Tampa Bay Rowdies
- Owner: George Strawbridge, Jr. Lamar Hunt Bill McNutt
- President: Chas Serednesky, Jr
- Manager: Gordon Jago
- Stadium: Bayfront Center
- NASL: Division: 2nd Playoffs: Finalists
- Top goalscorer: League: Tatu (21 goals) All: Tatu (30 goals)
- Highest home attendance: 6,122 (Feb. 12 vs. New York)
- Lowest home attendance: 4,625 (Feb. 3 vs. Jacksonville)
- Average home league attendance: 5,347
- Biggest win: 10–3 (Feb. 6 @ New York)
- Biggest defeat: 3–9 (Dec 13 @ Toronto)
| Home colors | Away colors |
- ← 1980–811983 →

= 1981–82 Tampa Bay Rowdies indoor season =

The 1981–82 Tampa Bay Rowdies indoor season was the eighth indoor season of the club's existence.

==Overview==
As in previous years, all home games were played at the Bayfront Center in St. Petersburg, Florida. Tampa Bay entered their eighth indoor season looking for redemption, after the 1980–81 indoor team was the first in club history to miss the playoffs. The club had several noteworthy changes occur in the lead-up to the 1981–82 indoor campaign.

Just as the team's 1981 outdoor playoff run was ending the Rowdies announced a partnership with Brazilian giants São Paulo FC. The agreement would allow the Rowdies to sign up to three loan players during São Paulo’s off season, as well as allowing Tampa Bay’s young players to train with the Brazilian club’s reserve squad.

Less than two weeks later on September 16, a press conference was held announcing that the Dallas Tornado were merging with Tampa Bay. The Dallas owners would become minority owners of the Florida club. For their part, the Rowdies gained the number one overall pick in the upcoming amateur draft, and their choice of players from the Dallas roster. Ultimately they added four, and sold the rest to various NASL, ASL, and MISL
clubs.

Just prior to the start of the indoor season Mike Connell was named team captain. He had served as acting captain since May, after Jan van der Veen was traded to California during the 1981 outdoor season. Two noteworthy young players made their Rowdie debuts in December at the beginning of the indoor season.
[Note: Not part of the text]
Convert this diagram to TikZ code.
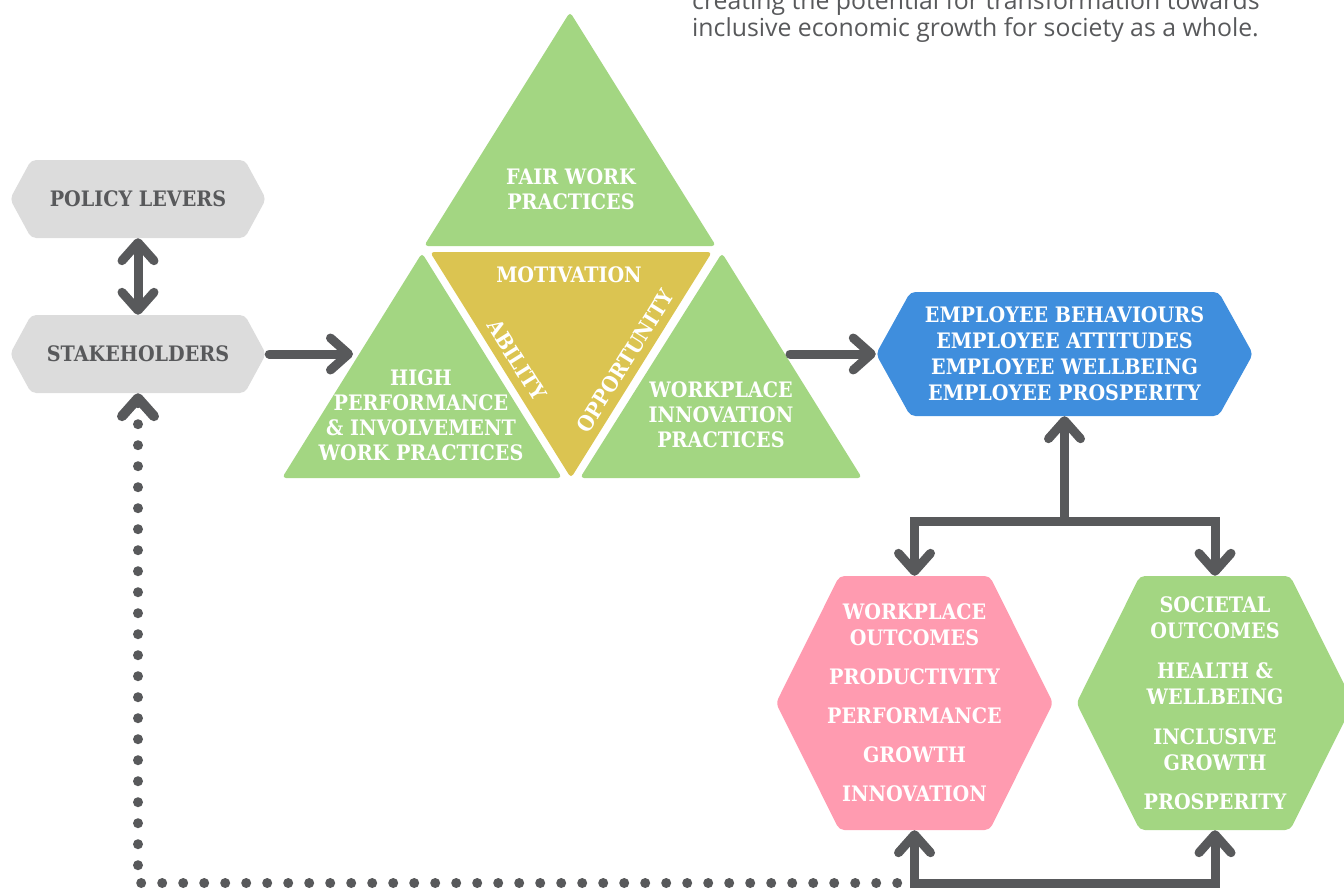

Hugo Pérez, a future U.S. Hall of Famer, who had just turned 18 a few weeks earlier, scored five goals in his first two indoor matches. Not to be outdone, a 19-year-old São Paulo loaner, nicknamed Tatu, scored a hattrick to kick off what would become a legendary 21-year indoor career.

For the team as a whole the 18-game regular season got of to a slow 1–3 start. Things began to pick up after Tatu’s arrival on match-day five. The Rowdies made it into the playoffs in large part by winning seven of their last nine matches. They were edged out for the division title by Chicago on the last day of the regular season, in an overtime thriller in front of a then-record indoor crowd of 19,938 at Chicago Stadium.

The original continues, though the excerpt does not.